It’s official: France is launching a national program for digital twins of territories. Named JUNN (National Digital Twin), this initiative brings together public bodies IGN, Cerema and Inria, along with the editor 1Spatial France, around a shared goal: to build an open, sovereign technological base that can simulate, visualize, and anticipate changes across the French territory in the face of increasingly pressing climate shifts.
What is a digital twin of territories?
A digital twin of territories is a virtual, dynamic replica of a physical space. By stitching together static and dynamic data—from connected sensors, satellite imagery, and LiDAR surveys—and coupling them with simulation tools, it enables visualization, analysis, and forecasting of the impact of events or planning projects.
Specifically: simulating the consequences of a hundred-year flood, anticipating urban heat islands, assessing coastline retreat, or modeling the impact of new transport corridors on traffic.
Several French regions already possess such tools: Vendée, the Port of Bordeaux, the Lille metropolitan area, Angers Loire Métropole, and Rennes. JUNN aims to accelerate the deployment of these initiatives and to interconnect them at the national level.
€40 million investment over three years
The overall program budget comes to nearly €40 million over three years (2026-2029), including €25 million funded under the France 2030 plan, administered by the Banque des territoires.
JUNN also aims to structure a French industrial ecosystem dedicated to digital twins, enabling companies in the sector to focus on high value-added services without having to rebuild the technical foundations for each project.
The program’s primary objective is to provide a common, shared, interoperable technological platform. Today, existing digital twins operate in silos: data models are heterogeneous, and simulations performed in one territory cannot be reused elsewhere. JUNN intends to solve this by harmonizing standards, sharing software building blocks, and establishing a national common heritage of geographic data.
Within eighteen months, the platform should host initial 3D data covering several departments, immersive visualization tools, and connections to high-performance simulation environments. The first pilot territories have already been identified: Alpes-Maritimes, Charente-Maritime, Gironde, and Ille-et-Vilaine.
A consortium of 14 partners and more than 200 stakeholders
Technical and operational coordination is provided by 1Spatial France, with Camptocamp supporting the architecture and infrastructure.
The consortium brings together 14 partners with complementary expertise: CNES for space data and high-performance computing, IFPEN for orchestration of complex systems, and BRGM for soil and subsurface resource modeling.
The production of digital mock-ups across experimentation territories is entrusted to Geofit/IGO, Siradel, and LuxCarta. Géodata Paris and GeometryFactory contribute to the 3D models, knowledge graphs, and artificial intelligence. Cap Digital is tasked with preparing the exploitation phase by structuring the business model. Dassault Systèmes will engage upstream on a climate adaptation use case for cities by mobilizing its multiphysics simulation capabilities.

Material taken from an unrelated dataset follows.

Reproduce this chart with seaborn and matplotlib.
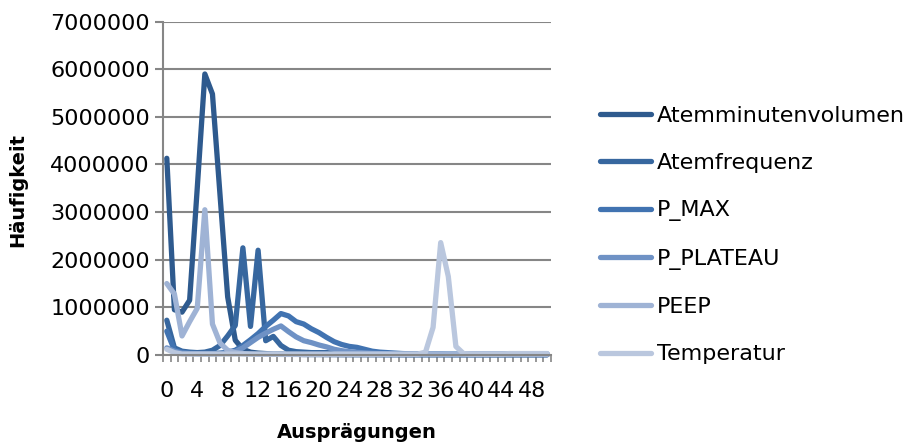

More broadly, JUNN relies on a “Team France of territorial digital twins” gathering more than 200 actors (pioneering local authorities, consultancies, small and medium-sized enterprises, start-ups, and research institutes) that answered a 2024 call for common assets.
Concrete use cases
The priority themes have been identified from needs raised by the territories: prevention of natural hazards (floods, coastal erosion, seismic risks), sustainable urban planning, mobility, forest and water resource management, development of renewable energy, biodiversity assessment, and epidemic control.
On this last point, the Accelerated Renewable Energy Production (APER) law requires local authorities to identify zones suitable for renewable energy development. JUNN will enable cross-referencing within a single environment the solar or wind potential, environmental constraints, urban planning rules, and land availability, where today these tools are often dispersed and difficult to link.
Three research axes
The program centers on three scientific challenges. The first concerns representation: reconstructing faithful, semantically enriched 3D models capable of integrating data from very diverse origins at different scales. The second concerns interoperability: ensuring that existing digital twins can communicate and that simulations can be reused from one territory to another. The third concerns visualization and interaction: making these tools accessible to elected officials, technicians, crisis managers, or citizens, without requiring prior technical expertise.
Roadmap
Development will be incremental. The first year will focus on establishing the basic technical tools and producing the initial sets of 3D data. The second year will see the first connections of applications enriching the use cases. In the third year, the system should be complete, reliable, and scalable for large-scale use. The operational exploitation phase will begin in 2029, on the basis of a sustainable economic model combining public funding, private partnerships, and contributions to service costs.